Today’s Reading | Luke 13:10–17

Now he was teaching in one of the synagogues on the sabbath. And just then there appeared a woman with a spirit that had crippled her for eighteen years. She was bent over and was quite unable to stand up straight. When Jesus saw her, he called her over and said, “Woman, you are set free from your ailment.” When he laid his hands on her, immediately she stood up straight and began praising God. But the leader of the synagogue, indignant because Jesus had cured on the sabbath, kept saying to the crowd, “There are six days on which work ought to be done; come on those days and be cured, and not on the sabbath day.” But the Lord answered him and said, “You hypocrites! Does not each of you on the sabbath untie his ox or his donkey from the manger, and lead it away to give it water? And ought not this woman, a daughter of Abraham whom Satan bound for eighteen long years, be set free from this bondage on the sabbath day?” When he said this, all his opponents were put to shame; and the entire crowd was rejoicing at all the wonderful things that he was doing. (NRSV)

Eighteen years is a long time.

Eighteen years is how long the woman in this gospel story had been suffering with a debilitating and frustrating condition that must have greatly diminished her quality of life. Yet there she was in the synagogue on the Sabbath. We don’t know if she was there because she went every week (given her cultural context, I suspect this was the case) or because she had heard that this Jesus, miracle-worker and teacher, was in town. No matter.

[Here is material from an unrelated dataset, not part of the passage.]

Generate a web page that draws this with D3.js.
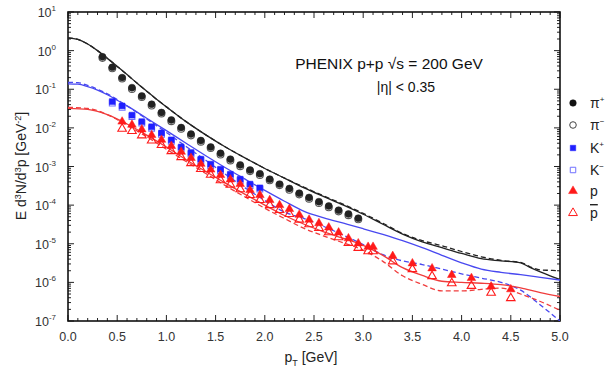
<!DOCTYPE html>
<html><head><meta charset="utf-8">
<script src="https://cdn.jsdelivr.net/npm/d3@7"></script>
<style>body{margin:0;background:#fff}text{font-family:"Liberation Sans",Arial,sans-serif}</style>
</head><body>
<svg id="c" width="614" height="376"></svg>
<script>
// ---------- data ----------
const pionPt = [0.35,0.45,0.55,0.65,0.75,0.85,0.95,1.05,1.15,1.25,1.35,1.45,1.55,1.65,1.75,1.85,1.95,2.05,2.15,2.25,2.35,2.45,2.55,2.65,2.75,2.85,2.95];
const piPlus = [0.69,0.37,0.20,0.11,0.067,0.041,0.025,0.016,0.0102,0.0069,0.0047,0.0032,0.0022,0.00155,0.0011,0.00081,0.00065,0.00047,0.00035,0.00027,0.000204,0.000158,0.000123,0.000095,0.000074,0.000059,0.000046];
const piMinus = [0.65,0.35,0.19,0.102,0.063,0.038,0.0235,0.0149,0.0095,0.0064,0.0044,0.0030,0.00205,0.00144,0.00102,0.00076,0.00060,0.00044,0.00033,0.00025,0.00019,0.000147,0.000114,0.000088,0.000069,0.000055,0.000043];

const kaonPt = [0.45,0.55,0.65,0.75,0.85,0.95,1.05,1.15,1.25,1.35,1.45,1.55,1.65,1.75,1.85,1.95];
const kPlus = [0.048,0.037,0.0214,0.0145,0.0107,0.0074,0.0049,0.0032,0.0023,0.00155,0.00115,0.00085,0.00063,0.00047,0.00035,0.00028];
const kMinus = [0.044,0.034,0.0197,0.0133,0.0098,0.0068,0.0045,0.00295,0.0021,0.00143,0.00106,0.00078,0.00058,0.00043,0.00032,0.00026];

const protonPt = [0.55,0.65,0.75,0.85,0.95,1.05,1.15,1.25,1.35,1.45,1.55,1.65,1.75,1.85,1.95,2.05,2.15,2.25,2.35,2.45,2.55,2.65,2.75,2.85,2.95,3.05,3.1,3.3,3.5,3.7,3.9,4.1,4.3,4.5];
const proton = [0.0145,0.012,0.0091,0.0065,0.0049,0.0034,0.0024,0.00166,0.00117,0.00083,0.0006,0.00046,0.00035,0.000245,0.000182,0.000135,0.0001,0.000079,0.000056,0.000042,0.000034,0.0000263,0.0000195,0.0000138,0.0000102,0.0000083,0.0000083,0.0000048,0.0000031,0.0000023,0.00000155,0.00000129,0.00000078,0.00000066];
const antiproton = [0.0095,0.0083,0.0064,0.0047,0.0036,0.0025,0.00175,0.00122,0.00086,0.00061,0.00044,0.00034,0.000258,0.000182,0.000135,0.0001,0.000075,0.000059,0.000042,0.000032,0.0000255,0.0000198,0.0000147,0.0000105,0.0000078,0.0000064,0.0000064,0.0000035,0.0000022,0.00000145,0.00000095,0.00000081,0.00000054,0.00000039];

// model curves
const pionModelPt = [0,0.1,0.2,0.3,0.4,0.5,0.6,0.7,0.8,0.9,1.0,1.2,1.4,1.6,1.8,2.0,2.2,2.4,2.6,2.8,3.0,3.2,3.4,3.6,3.8,4.0,4.2,4.4,4.6,4.7,4.8,4.9,5.0];
const pionSolid = [2.14,1.95,1.48,1.0,0.63,0.39,0.24,0.145,0.089,0.055,0.035,0.0145,0.0066,0.0032,0.00166,0.00089,0.0005,0.00028,0.000166,0.0001,5.8e-5,3.2e-5,1.78e-5,1.12e-5,7.9e-6,5.6e-6,4.1e-6,3.6e-6,3.2e-6,2.4e-6,1.86e-6,1.48e-6,1.2e-6];
const pionDashed = [2.14,1.95,1.48,1.0,0.63,0.39,0.24,0.145,0.089,0.055,0.035,0.0145,0.0066,0.0032,0.00166,0.00089,0.0005,0.00029,0.000172,0.000105,6.1e-5,3.4e-5,1.85e-5,1.2e-5,8.9e-6,6.3e-6,4.6e-6,3.7e-6,3.3e-6,2.5e-6,2.1e-6,2.05e-6,2.0e-6];

const kaonModelPt = [0,0.1,0.2,0.3,0.4,0.5,0.6,0.8,1.0,1.2,1.4,1.6,1.8,2.0,2.2,2.4,2.6,2.8,3.0,3.2,3.4,3.6,3.8,4.0,4.2,4.4,4.6,4.8,5.0];
const kaonSolid = [0.138,0.135,0.117,0.095,0.072,0.052,0.037,0.0178,0.0085,0.004,0.0019,0.00093,0.00047,0.00024,0.000126,6.9e-5,4.7e-5,3.4e-5,2.45e-5,1.74e-5,1.2e-5,7.9e-6,5.0e-6,3.2e-6,2.2e-6,1.82e-6,1.58e-6,1.35e-6,1.15e-6];
const kaonDashed = [0.151,0.148,0.126,0.1,0.076,0.054,0.037,0.017,0.0076,0.0033,0.00145,0.00063,0.00028,0.000132,6.6e-5,4.5e-5,2.8e-5,1.66e-5,9.5e-6,5.2e-6,3.6e-6,2.9e-6,2.2e-6,1.66e-6,1.29e-6,1.0e-6,6.3e-7,2.6e-7,1.0e-7];

const protonModelPt = [0,0.2,0.4,0.6,0.8,1.0,1.2,1.4,1.6,1.8,2.0,2.2,2.4,2.6,2.8,3.0,3.2,3.4,3.6,3.8,4.0,4.2,4.4,4.6,4.8,5.0];
const protonSolid = [0.032,0.030,0.022,0.0126,0.0065,0.0032,0.0015,0.00074,0.00037,0.00019,0.0001,5.4e-5,3.2e-5,2.04e-5,1.38e-5,9.1e-6,5.0e-6,2.4e-6,1.51e-6,1.07e-6,1.0e-6,9.5e-7,8.7e-7,7.2e-7,5.4e-7,4.3e-7];
const protonDashed = [0.034,0.032,0.022,0.0117,0.0059,0.0028,0.00135,0.00066,0.00032,0.000162,8.3e-5,4.5e-5,2.5e-5,1.58e-5,1.05e-5,6.8e-6,3.5e-6,1.48e-6,8.9e-7,6.0e-7,6.0e-7,6.6e-7,7.1e-7,5.0e-7,3.2e-7,1.9e-7];

const xTicks = [0,0.5,1.0,1.5,2.0,2.5,3.0,3.5,4.0,4.5,5.0];
const yExponents = [-7,-6,-5,-4,-3,-2,-1,0,1];
const legendLabels = ["π","π","K","K","p","p"];
const legendSups = ["+","−","+","−","",""];

// ---------- drawing ----------
const svg = d3.select("#c");
const L = 68, R = 560, T = 12, B = 321;
const x = d3.scaleLinear().domain([0,5]).range([L,R]);
const y = d3.scaleLog().domain([1e-7,10]).range([B,T]);

const BLUE = "#1f1fff", BLUEL = "#4848f0", RED = "#ff1a1a", REDL = "#f03c3c";

svg.append("rect").attr("width",614).attr("height",376).attr("fill","#fff");
svg.append("defs").append("clipPath").attr("id","clip")
  .append("rect").attr("x",L).attr("y",T).attr("width",R-L).attr("height",B-T);

// minor ticks
const xMinor = d3.range(0,51).map(i=>i/10).filter(v=>Math.abs(v*2-Math.round(v*2))>1e-6);
const yMinor = [];
for (let e=-7;e<1;e++) for (let m=2;m<10;m++) yMinor.push(m*Math.pow(10,e));

const axG = svg.append("g").attr("stroke","#222").attr("stroke-width",1);
function tickLines(vals, fn, len){ axG.selectAll(null).data(vals).enter().append("line").each(function(d){ const c=fn(d,len); d3.select(this).attr("x1",c[0]).attr("y1",c[1]).attr("x2",c[2]).attr("y2",c[3]); }); }
tickLines(xTicks, (d,l)=>[x(d),B,x(d),B-l], 6);
tickLines(xMinor, (d,l)=>[x(d),B,x(d),B-l], 3);
tickLines(xTicks, (d,l)=>[x(d),T,x(d),T+l], 6);
tickLines(xMinor, (d,l)=>[x(d),T,x(d),T+l], 3);
const yMajorVals = yExponents.map(e=>Math.pow(10,e));
tickLines(yMajorVals, (d,l)=>[L,y(d),L+l,y(d)], 6);
tickLines(yMinor, (d,l)=>[L,y(d),L+l,y(d)], 3);
tickLines(yMajorVals, (d,l)=>[R,y(d),R-l,y(d)], 6);
tickLines(yMinor, (d,l)=>[R,y(d),R-l,y(d)], 3);

svg.append("rect").attr("x",L).attr("y",T).attr("width",R-L).attr("height",B-T)
  .attr("fill","none").attr("stroke","#111").attr("stroke-width",1.6);

// x tick labels
svg.append("g").selectAll("text").data(xTicks).enter().append("text")
  .attr("x",d=>x(d)).attr("y",B+20).attr("text-anchor","middle")
  .attr("font-size",12.5).attr("fill","#333").text(d=>d.toFixed(1));

// y tick labels
const yl = svg.append("g").selectAll("text").data(yExponents).enter().append("text")
  .attr("x",L-12).attr("y",d=>y(Math.pow(10,d))+5).attr("text-anchor","end")
  .attr("font-size",12.5).attr("fill","#333");
yl.append("tspan").text("10");
yl.append("tspan").attr("dy",-6).attr("font-size",8).text(d=>String(d));

// axis titles
const xt = svg.append("text").attr("x",311).attr("y",362).attr("text-anchor","middle")
  .attr("font-size",14).attr("fill","#222");
xt.append("tspan").text("p");
xt.append("tspan").attr("dy",4).attr("font-size",9).text("T");
xt.append("tspan").attr("dy",-4).text(" [GeV]");

const yt = svg.append("text").attr("transform","translate(26,166) rotate(-90)")
  .attr("text-anchor","middle").attr("font-size",14).attr("fill","#222");
yt.append("tspan").text("E d");
yt.append("tspan").attr("dy",-5).attr("font-size",9).text("3");
yt.append("tspan").attr("dy",5).text("N/d");
yt.append("tspan").attr("dy",-5).attr("font-size",9).text("3");
yt.append("tspan").attr("dy",5).text("p [GeV");
yt.append("tspan").attr("dy",-5).attr("font-size",9).text("-2");
yt.append("tspan").attr("dy",5).text("]");

// annotation
svg.append("text").attr("x",389).attr("y",69).attr("text-anchor","middle")
  .attr("font-size",15.5).attr("fill","#111").text("PHENIX p+p √s = 200 GeV");
svg.append("text").attr("x",406).attr("y",92).attr("text-anchor","middle")
  .attr("font-size",14).attr("fill","#111").text("|η| < 0.35");

// model lines
const plot = svg.append("g").attr("clip-path","url(#clip)");
const line = d3.line().x(d=>x(d[0])).y(d=>y(d[1])).curve(d3.curveMonotoneX);
function drawLine(pts, vals, color, dashed){
  plot.append("path").datum(pts.map((p,i)=>[p,vals[i]]))
    .attr("d",line).attr("fill","none").attr("stroke",color).attr("stroke-width",1.3)
    .attr("stroke-dasharray",dashed?"5,3":null);
}
drawLine(pionModelPt, pionSolid, "#222", false);
drawLine(pionModelPt, pionDashed, "#222", true);
drawLine(kaonModelPt, kaonSolid, BLUEL, false);
drawLine(kaonModelPt, kaonDashed, BLUEL, true);
drawLine(protonModelPt, protonSolid, REDL, false);
drawLine(protonModelPt, protonDashed, REDL, true);

// markers
const sym = {
  circle: d3.symbol().type(d3.symbolCircle).size(38),
  square: d3.symbol().type(d3.symbolSquare).size(34),
  triangle: d3.symbol().type(d3.symbolTriangle).size(32)
};
function drawPts(pts, vals, shape, color, filled){
  plot.append("g").selectAll("path").data(pts.map((p,i)=>[p,vals[i]])).enter().append("path")
    .attr("transform",d=>`translate(${x(d[0])},${y(d[1])})`)
    .attr("d",sym[shape])
    .attr("fill",filled?color:"none").attr("stroke",color).attr("stroke-width",filled?0.5:1.1);
}
drawPts(pionPt, piMinus, "circle", "#555", false);
drawPts(pionPt, piPlus, "circle", "#222", true);
drawPts(kaonPt, kMinus, "square", "#7070ff", false);
drawPts(kaonPt, kPlus, "square", BLUE, true);
drawPts(protonPt, antiproton, "triangle", RED, false);
drawPts(protonPt, proton, "triangle", RED, true);

// legend
const legY = [103,125,148,170,191,213];
const legColor = ["#111","#444",BLUE,"#7070ff",RED,RED];
const legFill = [true,false,true,false,true,false];
const lg = svg.append("g");
legY.forEach((ly,i)=>{
  lg.append("path").attr("transform",`translate(573,${ly})`)
    .attr("d",d3.symbol().type(i<2?d3.symbolCircle:(i<4?d3.symbolSquare:d3.symbolTriangle)).size(i<2?34:(i<4?30:34)))
    .attr("fill",legFill[i]?legColor[i]:"none").attr("stroke",legColor[i]).attr("stroke-width",legFill[i]?0.5:1);
  const t = lg.append("text").attr("x",590).attr("y",ly+5).attr("font-size",14).attr("fill","#222")
    .attr("font-family", i<2?"'Liberation Serif',serif":"'Liberation Sans',sans-serif");
  t.append("tspan").text(legendLabels[i]);
  if (legendSups[i]) t.append("tspan").attr("dy",-6).attr("font-size",8).text(legendSups[i]);
  if (i===5) t.attr("text-decoration","overline");
});
</script>
</body></html>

We can infer a few things about her from her presence and actions. She must have been determined. Movement could not have been easy or quick (just ask anyone with arthritis or back trouble), yet there she was. She had gotten herself there to hear Jesus preach, perhaps consciously or unconsciously hoping that he would see and cure her. She must also have been faithful. She believed that placing herself in the right place at the right time could lead to good. She had the kind of faith that time and again Jesus pointed to as that which allows miracles. After she was able to stand up straight, we see that she was grateful. Her spontaneous response of “glorifying God” shows us her orientation outward. Instead of being bitter about a bad eighteen-year stretch, she told others about Jesus’ compassionate love and mercy, defining her as a disciple.

That’s who I want to be. No matter the length of a trial or tribulation, I aspire to these qualities and pray that they are the ones others will see in me—one, five, or eighteen years from now.

O healing God, whose splendid deeds are born from deep compassion, hear us. In your time, heal us from all that binds and cripples. Make us stand up straight to more clearly proclaim your glory and witness your power. We ask this through the One who alone knows our hearts and the hearts of all. Amen.